# [Written task]
Leaving the pictures out, print the lines from the first line of the listing through the line containing "const HALF_STEP = 0.36;", exactly as they read, and no others.

# [Source data]
══════

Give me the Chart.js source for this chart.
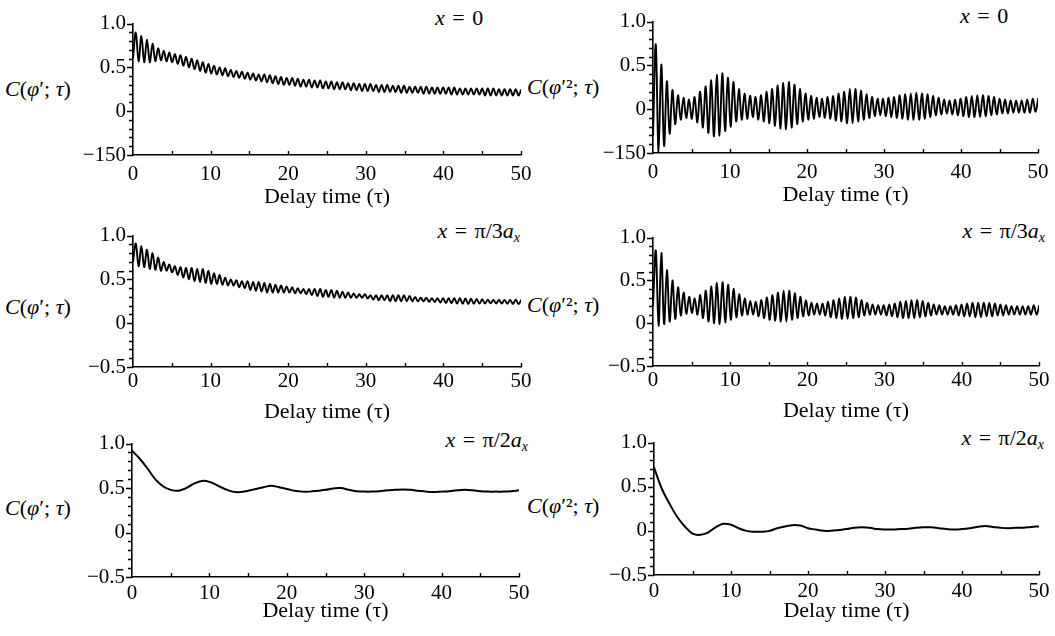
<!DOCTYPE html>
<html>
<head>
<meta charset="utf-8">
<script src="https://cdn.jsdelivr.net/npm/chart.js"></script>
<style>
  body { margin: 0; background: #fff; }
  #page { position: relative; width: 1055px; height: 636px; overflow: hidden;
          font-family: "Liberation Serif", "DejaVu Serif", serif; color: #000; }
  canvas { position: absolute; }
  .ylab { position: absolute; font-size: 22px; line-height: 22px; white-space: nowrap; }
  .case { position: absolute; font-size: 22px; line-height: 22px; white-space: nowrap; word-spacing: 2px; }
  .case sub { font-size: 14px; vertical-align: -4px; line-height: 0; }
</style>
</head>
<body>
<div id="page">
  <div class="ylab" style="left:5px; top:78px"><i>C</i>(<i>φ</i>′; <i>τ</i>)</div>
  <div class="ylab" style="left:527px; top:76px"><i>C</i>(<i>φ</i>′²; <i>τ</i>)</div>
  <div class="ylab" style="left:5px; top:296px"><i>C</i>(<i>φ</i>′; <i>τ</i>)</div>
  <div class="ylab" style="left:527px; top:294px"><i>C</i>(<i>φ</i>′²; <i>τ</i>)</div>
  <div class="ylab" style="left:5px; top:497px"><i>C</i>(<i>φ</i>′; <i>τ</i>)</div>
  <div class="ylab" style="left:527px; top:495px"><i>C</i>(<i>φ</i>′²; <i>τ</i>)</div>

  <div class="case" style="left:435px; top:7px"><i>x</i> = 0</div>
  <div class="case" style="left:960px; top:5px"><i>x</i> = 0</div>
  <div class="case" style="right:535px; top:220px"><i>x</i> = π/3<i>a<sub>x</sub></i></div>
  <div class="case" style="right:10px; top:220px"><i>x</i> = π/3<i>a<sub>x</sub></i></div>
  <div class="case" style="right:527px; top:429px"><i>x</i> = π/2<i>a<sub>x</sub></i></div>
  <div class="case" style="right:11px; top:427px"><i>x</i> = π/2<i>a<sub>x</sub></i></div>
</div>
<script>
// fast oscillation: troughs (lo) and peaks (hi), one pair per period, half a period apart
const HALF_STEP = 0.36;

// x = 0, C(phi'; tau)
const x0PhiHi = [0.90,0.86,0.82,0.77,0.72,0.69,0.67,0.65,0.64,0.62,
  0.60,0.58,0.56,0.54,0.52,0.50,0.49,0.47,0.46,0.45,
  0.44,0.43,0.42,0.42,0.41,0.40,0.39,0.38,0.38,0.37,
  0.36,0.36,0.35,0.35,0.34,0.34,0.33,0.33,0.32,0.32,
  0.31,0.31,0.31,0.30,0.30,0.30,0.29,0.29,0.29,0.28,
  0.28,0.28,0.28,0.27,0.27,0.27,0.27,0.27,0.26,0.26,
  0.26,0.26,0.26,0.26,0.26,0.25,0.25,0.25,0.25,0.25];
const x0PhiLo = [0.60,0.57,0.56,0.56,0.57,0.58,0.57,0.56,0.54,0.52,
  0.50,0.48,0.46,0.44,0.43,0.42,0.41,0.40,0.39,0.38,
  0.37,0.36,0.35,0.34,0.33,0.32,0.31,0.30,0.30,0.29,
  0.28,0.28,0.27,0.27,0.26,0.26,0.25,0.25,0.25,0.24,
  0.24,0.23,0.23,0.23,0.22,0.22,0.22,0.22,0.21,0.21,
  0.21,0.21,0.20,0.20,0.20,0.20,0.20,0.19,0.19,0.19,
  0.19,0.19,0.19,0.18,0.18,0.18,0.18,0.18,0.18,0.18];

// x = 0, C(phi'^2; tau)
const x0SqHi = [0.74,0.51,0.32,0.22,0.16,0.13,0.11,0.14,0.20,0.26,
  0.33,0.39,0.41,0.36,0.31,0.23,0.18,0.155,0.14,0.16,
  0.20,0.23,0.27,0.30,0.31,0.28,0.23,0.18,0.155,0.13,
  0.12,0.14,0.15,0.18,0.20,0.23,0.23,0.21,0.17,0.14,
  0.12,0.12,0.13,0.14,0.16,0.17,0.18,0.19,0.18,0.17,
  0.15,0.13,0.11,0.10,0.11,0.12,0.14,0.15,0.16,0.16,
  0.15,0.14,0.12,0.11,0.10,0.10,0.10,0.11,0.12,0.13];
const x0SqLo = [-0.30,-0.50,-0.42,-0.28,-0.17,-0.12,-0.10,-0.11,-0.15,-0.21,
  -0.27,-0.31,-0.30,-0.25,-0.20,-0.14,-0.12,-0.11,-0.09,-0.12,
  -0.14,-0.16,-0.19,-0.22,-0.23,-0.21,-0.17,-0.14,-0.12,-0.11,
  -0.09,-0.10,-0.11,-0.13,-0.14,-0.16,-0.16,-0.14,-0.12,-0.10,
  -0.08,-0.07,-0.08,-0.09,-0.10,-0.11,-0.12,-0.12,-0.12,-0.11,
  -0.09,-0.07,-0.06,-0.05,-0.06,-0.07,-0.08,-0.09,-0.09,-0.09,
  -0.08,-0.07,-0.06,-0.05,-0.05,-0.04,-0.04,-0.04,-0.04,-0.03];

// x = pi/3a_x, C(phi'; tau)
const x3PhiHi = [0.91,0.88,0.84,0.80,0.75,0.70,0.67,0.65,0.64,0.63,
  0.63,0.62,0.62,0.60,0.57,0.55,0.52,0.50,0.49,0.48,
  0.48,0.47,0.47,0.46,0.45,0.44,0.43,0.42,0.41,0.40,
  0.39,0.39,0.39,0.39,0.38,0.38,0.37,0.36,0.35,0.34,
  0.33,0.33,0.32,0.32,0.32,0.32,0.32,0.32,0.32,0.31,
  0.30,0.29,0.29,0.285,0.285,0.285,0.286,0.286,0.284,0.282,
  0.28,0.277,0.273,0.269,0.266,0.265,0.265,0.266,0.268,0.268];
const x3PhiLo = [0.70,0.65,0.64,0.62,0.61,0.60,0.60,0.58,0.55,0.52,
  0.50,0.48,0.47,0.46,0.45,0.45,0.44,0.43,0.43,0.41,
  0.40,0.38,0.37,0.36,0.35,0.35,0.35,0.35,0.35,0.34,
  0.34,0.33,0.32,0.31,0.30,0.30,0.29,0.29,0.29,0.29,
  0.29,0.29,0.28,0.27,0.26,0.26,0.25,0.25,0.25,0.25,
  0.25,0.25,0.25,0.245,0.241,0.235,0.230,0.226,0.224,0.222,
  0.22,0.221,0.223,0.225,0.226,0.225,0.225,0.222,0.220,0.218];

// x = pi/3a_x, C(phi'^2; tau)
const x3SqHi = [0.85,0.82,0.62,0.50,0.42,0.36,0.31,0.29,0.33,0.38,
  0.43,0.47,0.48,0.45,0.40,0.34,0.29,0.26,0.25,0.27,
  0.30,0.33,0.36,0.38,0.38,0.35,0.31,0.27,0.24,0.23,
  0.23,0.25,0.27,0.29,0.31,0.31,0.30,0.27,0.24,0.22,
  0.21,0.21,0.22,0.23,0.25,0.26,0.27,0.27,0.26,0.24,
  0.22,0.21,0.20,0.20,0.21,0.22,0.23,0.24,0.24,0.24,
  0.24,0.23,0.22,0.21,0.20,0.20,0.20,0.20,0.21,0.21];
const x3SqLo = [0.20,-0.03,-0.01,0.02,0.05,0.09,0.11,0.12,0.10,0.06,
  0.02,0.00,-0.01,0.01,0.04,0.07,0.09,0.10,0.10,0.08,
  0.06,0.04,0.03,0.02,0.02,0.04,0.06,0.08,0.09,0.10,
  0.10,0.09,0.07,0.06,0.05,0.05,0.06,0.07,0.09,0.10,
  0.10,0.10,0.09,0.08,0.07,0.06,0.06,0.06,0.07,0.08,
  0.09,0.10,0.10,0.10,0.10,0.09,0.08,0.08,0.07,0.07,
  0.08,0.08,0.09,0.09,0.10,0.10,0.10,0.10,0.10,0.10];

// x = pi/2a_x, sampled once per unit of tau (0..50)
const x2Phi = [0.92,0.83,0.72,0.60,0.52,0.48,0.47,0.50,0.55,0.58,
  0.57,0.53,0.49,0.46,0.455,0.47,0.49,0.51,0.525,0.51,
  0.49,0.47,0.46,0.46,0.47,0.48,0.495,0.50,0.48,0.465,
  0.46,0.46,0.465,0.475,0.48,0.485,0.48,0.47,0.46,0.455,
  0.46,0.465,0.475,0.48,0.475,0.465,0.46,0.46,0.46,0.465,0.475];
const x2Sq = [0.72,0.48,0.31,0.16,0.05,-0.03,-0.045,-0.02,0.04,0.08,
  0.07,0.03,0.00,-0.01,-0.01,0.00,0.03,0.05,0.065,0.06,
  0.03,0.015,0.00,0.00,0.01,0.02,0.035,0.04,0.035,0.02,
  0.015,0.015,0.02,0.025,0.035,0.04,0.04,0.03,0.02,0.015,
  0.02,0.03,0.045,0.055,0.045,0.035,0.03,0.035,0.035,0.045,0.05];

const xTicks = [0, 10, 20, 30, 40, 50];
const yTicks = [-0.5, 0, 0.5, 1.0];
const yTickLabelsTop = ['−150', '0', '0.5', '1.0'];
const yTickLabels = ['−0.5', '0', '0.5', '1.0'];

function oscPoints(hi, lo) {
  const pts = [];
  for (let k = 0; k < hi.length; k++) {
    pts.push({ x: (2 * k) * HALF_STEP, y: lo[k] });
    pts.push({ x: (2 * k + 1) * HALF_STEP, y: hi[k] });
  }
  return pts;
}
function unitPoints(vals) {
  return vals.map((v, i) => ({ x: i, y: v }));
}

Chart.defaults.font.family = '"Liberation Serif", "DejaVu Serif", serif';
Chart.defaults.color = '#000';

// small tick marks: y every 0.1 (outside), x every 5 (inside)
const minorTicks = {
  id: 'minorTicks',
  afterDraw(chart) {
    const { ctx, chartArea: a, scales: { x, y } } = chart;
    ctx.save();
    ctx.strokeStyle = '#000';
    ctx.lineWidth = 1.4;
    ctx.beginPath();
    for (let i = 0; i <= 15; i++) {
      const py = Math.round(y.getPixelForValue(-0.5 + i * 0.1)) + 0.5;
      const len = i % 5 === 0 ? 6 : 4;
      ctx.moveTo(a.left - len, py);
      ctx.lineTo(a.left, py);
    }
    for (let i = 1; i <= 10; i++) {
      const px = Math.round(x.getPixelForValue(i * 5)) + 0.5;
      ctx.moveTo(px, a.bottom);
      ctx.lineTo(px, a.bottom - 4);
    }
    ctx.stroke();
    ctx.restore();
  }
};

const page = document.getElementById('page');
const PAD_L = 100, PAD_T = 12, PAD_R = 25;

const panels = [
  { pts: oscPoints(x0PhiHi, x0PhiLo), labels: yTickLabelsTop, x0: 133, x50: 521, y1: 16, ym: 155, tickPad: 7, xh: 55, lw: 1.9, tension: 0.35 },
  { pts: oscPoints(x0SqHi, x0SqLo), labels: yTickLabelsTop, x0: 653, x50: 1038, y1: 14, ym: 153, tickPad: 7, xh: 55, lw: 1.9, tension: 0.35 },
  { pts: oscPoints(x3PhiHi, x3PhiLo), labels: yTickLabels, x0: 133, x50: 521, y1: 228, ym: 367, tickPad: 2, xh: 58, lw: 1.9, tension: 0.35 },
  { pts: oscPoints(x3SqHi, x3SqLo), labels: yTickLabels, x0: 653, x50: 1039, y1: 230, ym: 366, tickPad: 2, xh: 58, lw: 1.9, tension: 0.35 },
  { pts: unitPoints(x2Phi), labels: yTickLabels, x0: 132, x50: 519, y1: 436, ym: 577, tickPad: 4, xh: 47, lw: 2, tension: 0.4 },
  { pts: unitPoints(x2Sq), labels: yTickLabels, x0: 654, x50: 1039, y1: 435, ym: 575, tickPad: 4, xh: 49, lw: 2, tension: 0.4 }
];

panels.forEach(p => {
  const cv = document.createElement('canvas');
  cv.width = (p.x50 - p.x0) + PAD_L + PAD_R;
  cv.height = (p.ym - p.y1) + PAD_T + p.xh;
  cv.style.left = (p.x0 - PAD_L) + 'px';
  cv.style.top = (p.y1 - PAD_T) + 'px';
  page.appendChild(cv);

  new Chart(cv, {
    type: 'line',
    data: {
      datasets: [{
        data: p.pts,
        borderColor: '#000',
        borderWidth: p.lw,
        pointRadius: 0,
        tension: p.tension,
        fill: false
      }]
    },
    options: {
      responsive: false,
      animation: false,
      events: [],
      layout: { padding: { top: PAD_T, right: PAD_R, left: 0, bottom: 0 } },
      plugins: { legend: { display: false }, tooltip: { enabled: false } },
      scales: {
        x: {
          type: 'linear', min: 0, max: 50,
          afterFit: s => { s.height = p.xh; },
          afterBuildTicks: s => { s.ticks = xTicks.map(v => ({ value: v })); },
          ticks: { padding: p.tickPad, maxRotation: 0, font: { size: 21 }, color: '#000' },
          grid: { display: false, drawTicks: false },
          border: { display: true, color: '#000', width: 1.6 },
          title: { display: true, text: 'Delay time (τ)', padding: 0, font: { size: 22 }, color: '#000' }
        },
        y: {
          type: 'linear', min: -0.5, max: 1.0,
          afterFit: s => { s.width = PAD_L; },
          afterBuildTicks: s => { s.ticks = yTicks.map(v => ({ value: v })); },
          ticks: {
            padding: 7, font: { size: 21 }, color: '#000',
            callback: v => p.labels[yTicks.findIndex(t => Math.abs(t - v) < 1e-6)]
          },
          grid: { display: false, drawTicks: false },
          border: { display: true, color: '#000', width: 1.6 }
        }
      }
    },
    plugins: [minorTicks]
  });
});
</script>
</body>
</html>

══════

# [Result]
Give me the Chart.js source for this chart.
<!DOCTYPE html>
<html>
<head>
<meta charset="utf-8">
<script src="https://cdn.jsdelivr.net/npm/chart.js"></script>
<style>
  body { margin: 0; background: #fff; }
  #page { position: relative; width: 1055px; height: 636px; overflow: hidden;
          font-family: "Liberation Serif", "DejaVu Serif", serif; color: #000; }
  canvas { position: absolute; }
  .ylab { position: absolute; font-size: 22px; line-height: 22px; white-space: nowrap; }
  .case { position: absolute; font-size: 22px; line-height: 22px; white-space: nowrap; word-spacing: 2px; }
  .case sub { font-size: 14px; vertical-align: -4px; line-height: 0; }
</style>
</head>
<body>
<div id="page">
  <div class="ylab" style="left:5px; top:78px"><i>C</i>(<i>φ</i>′; <i>τ</i>)</div>
  <div class="ylab" style="left:527px; top:76px"><i>C</i>(<i>φ</i>′²; <i>τ</i>)</div>
  <div class="ylab" style="left:5px; top:296px"><i>C</i>(<i>φ</i>′; <i>τ</i>)</div>
  <div class="ylab" style="left:527px; top:294px"><i>C</i>(<i>φ</i>′²; <i>τ</i>)</div>
  <div class="ylab" style="left:5px; top:497px"><i>C</i>(<i>φ</i>′; <i>τ</i>)</div>
  <div class="ylab" style="left:527px; top:495px"><i>C</i>(<i>φ</i>′²; <i>τ</i>)</div>

  <div class="case" style="left:435px; top:7px"><i>x</i> = 0</div>
  <div class="case" style="left:960px; top:5px"><i>x</i> = 0</div>
  <div class="case" style="right:535px; top:220px"><i>x</i> = π/3<i>a<sub>x</sub></i></div>
  <div class="case" style="right:10px; top:220px"><i>x</i> = π/3<i>a<sub>x</sub></i></div>
  <div class="case" style="right:527px; top:429px"><i>x</i> = π/2<i>a<sub>x</sub></i></div>
  <div class="case" style="right:11px; top:427px"><i>x</i> = π/2<i>a<sub>x</sub></i></div>
</div>
<script>
// fast oscillation: troughs (lo) and peaks (hi), one pair per period, half a period apart
const HALF_STEP = 0.36;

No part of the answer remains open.